As I am about to resume my place in the line forming to march back to the cells for dinner, he recalls me:
"Say, Aleck, you'd better keep an eye on that fellow Jim. He is a little off, you know."
He points toward my head, with a significant rotary motion.
II
The mat shop is beginning to affect my health: the dust has inflamed my throat, and my eyesight is weakening in the constant dusk. The officer in charge has repeatedly expressed dissatisfaction with my slow progress in the work. "I'll give you another chance," he cautioned me yesterday, "and if you don't make a good mat by next week, down in the hole you go." He severely upbraided Jim for his inefficiency as instructor. As the consumptive was about to reply, he suffered an attack of coughing. The emaciated face turned greenish-yellow, but in a moment he seemed to recover, and continued working. Suddenly I saw him clutch at the frame, a look of terror spread over his face, he began panting for breath, and then a stream of dark blood gushed from his mouth, and Jim fell to the floor.

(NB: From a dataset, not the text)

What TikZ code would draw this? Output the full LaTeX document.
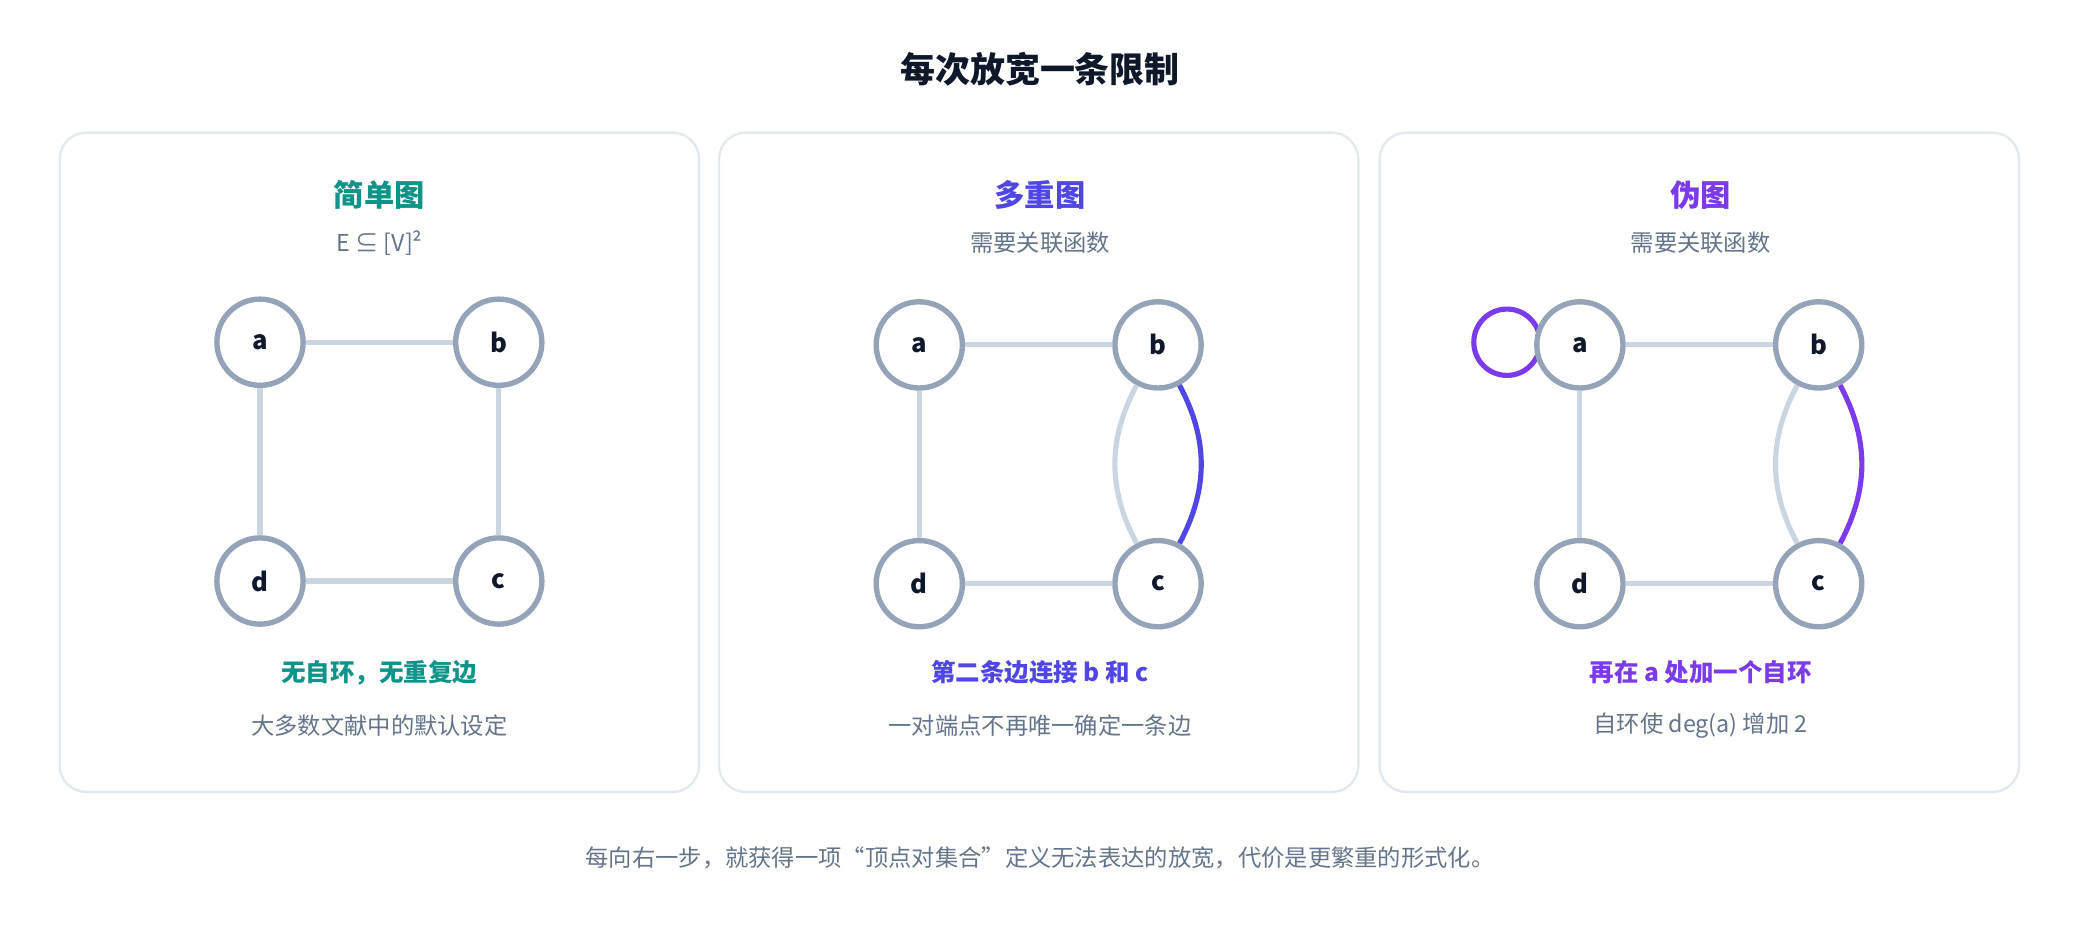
\documentclass[tikz,border=0pt]{standalone}
\usepackage{fontspec}
\setmainfont{Noto Sans CJK SC}
\usepackage{tikz}
\usetikzlibrary{positioning}
\definecolor{ink}{HTML}{0F172A}
\definecolor{muted}{HTML}{64748B}
\definecolor{frame}{HTML}{E2E8F0}
\definecolor{ring}{HTML}{94A3B8}
\definecolor{edgegray}{HTML}{CBD5E1}
\definecolor{teal}{HTML}{0D9488}
\definecolor{indigo}{HTML}{4F46E5}
\definecolor{violet}{HTML}{7C3AED}
\tikzset{
  vtx/.style={circle,draw=ring,line width=2.3pt,fill=white,minimum size=1.3cm,inner sep=0pt,font=\bfseries\fontsize{11}{13}\selectfont,text=ink},
  edg/.style={draw=edgegray,line width=2.2pt},
  panel/.style={draw=frame,line width=1pt,rounded corners=0.4cm,fill=white},
  head/.style={font=\bfseries\fontsize{13}{15}\selectfont},
  note/.style={font=\fontsize{10}{12}\selectfont,text=muted},
  caption/.style={font=\bfseries\fontsize{10.5}{12}\selectfont},
}
\begin{document}
\begin{tikzpicture}[x=0.02cm,y=-0.02cm]
    \useasboundingbox (0,0) rectangle (1568,709);
    % Title
    \node[font=\bfseries\fontsize{15}{18}\selectfont,text=ink] (title) at (784,52) {每次放宽一条限制};
    % Panels
    \foreach \dx in {0,497,995} {
        \draw[panel] (45+\dx,100) rectangle (527+\dx,597);
    }
    % Simple graph
    \node[head,text=teal] (h1) at (286,147) {简单图};
    \node[note] (s1) at (286,183) {E ⊆ [V]²};
    \node[vtx] (a1) at (196,258) {a};
    \node[vtx] (b1) at (376,258) {b};
    \node[vtx] (d1) at (196,438) {d};
    \node[vtx] (c1) at (376,438) {c};
    \draw[edg] (a1) -- (b1);
    \draw[edg] (b1) -- (c1);
    \draw[edg] (c1) -- (d1);
    \draw[edg] (d1) -- (a1);
    \node[caption,text=teal] (t1) at (286,507) {无自环，无重复边};
    \node[note] (u1) at (286,547) {大多数文献中的默认设定};
    % Multigraph
    \node[head,text=indigo] (h2) at (784,147) {多重图};
    \node[note] (s2) at (784,183) {需要关联函数};
    \node[vtx] (a2) at (693,260) {a};
    \node[vtx] (b2) at (873,260) {b};
    \node[vtx] (d2) at (693,440) {d};
    \node[vtx] (c2) at (873,440) {c};
    \draw[edg] (a2) -- (b2);
    \draw[edg] (b2) to[bend right=28] (c2);
    \draw[indigo,line width=2.2pt] (b2) to[bend left=28] (c2);
    \draw[edg] (c2) -- (d2);
    \draw[edg] (d2) -- (a2);
    \node[caption,text=indigo] (t2) at (784,507) {第二条边连接 b 和 c};
    \node[note] (u2) at (784,547) {一对端点不再唯一确定一条边};
    % Pseudograph
    \node[head,text=violet] (h3) at (1282,147) {伪图};
    \node[note] (s3) at (1282,183) {需要关联函数};
    \coordinate (loop3) at (1136,258);
    \draw[violet,line width=2.2pt] (loop3) circle (25);
    \node[vtx] (a3) at (1191,260) {a};
    \node[vtx] (b3) at (1371,260) {b};
    \node[vtx] (d3) at (1191,440) {d};
    \node[vtx] (c3) at (1371,440) {c};
    \draw[edg] (a3) -- (b3);
    \draw[edg] (b3) to[bend right=28] (c3);
    \draw[violet,line width=2.2pt] (b3) to[bend left=28] (c3);
    \draw[edg] (c3) -- (d3);
    \draw[edg] (d3) -- (a3);
    \node[caption,text=violet] (t3) at (1282,507) {再在 a 处加一个自环};
    \node[note] (u3) at (1282,547) {自环使 deg(a) 增加 2};
    % Footer
    \node[note] (foot) at (784,647) {每向右一步，就获得一项“顶点对集合”定义无法表达的放宽，代价是更繁重的形式化。};
\end{tikzpicture}
\end{document}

The steady whir of the looms continued. The prisoner at the neighboring machine cast a furtive look at the prostrate form, and bent lower over his work. Jim lay motionless, the blood dyeing the floor purple. I rushed to the officer.
"Mr. Hoods, Jim has—"
"Back to your place, damn you!" he shouted at me. "How dare you leave it without permission?"
"I just—"
"Get back, I tell you!" he roared, raising the heavy stick.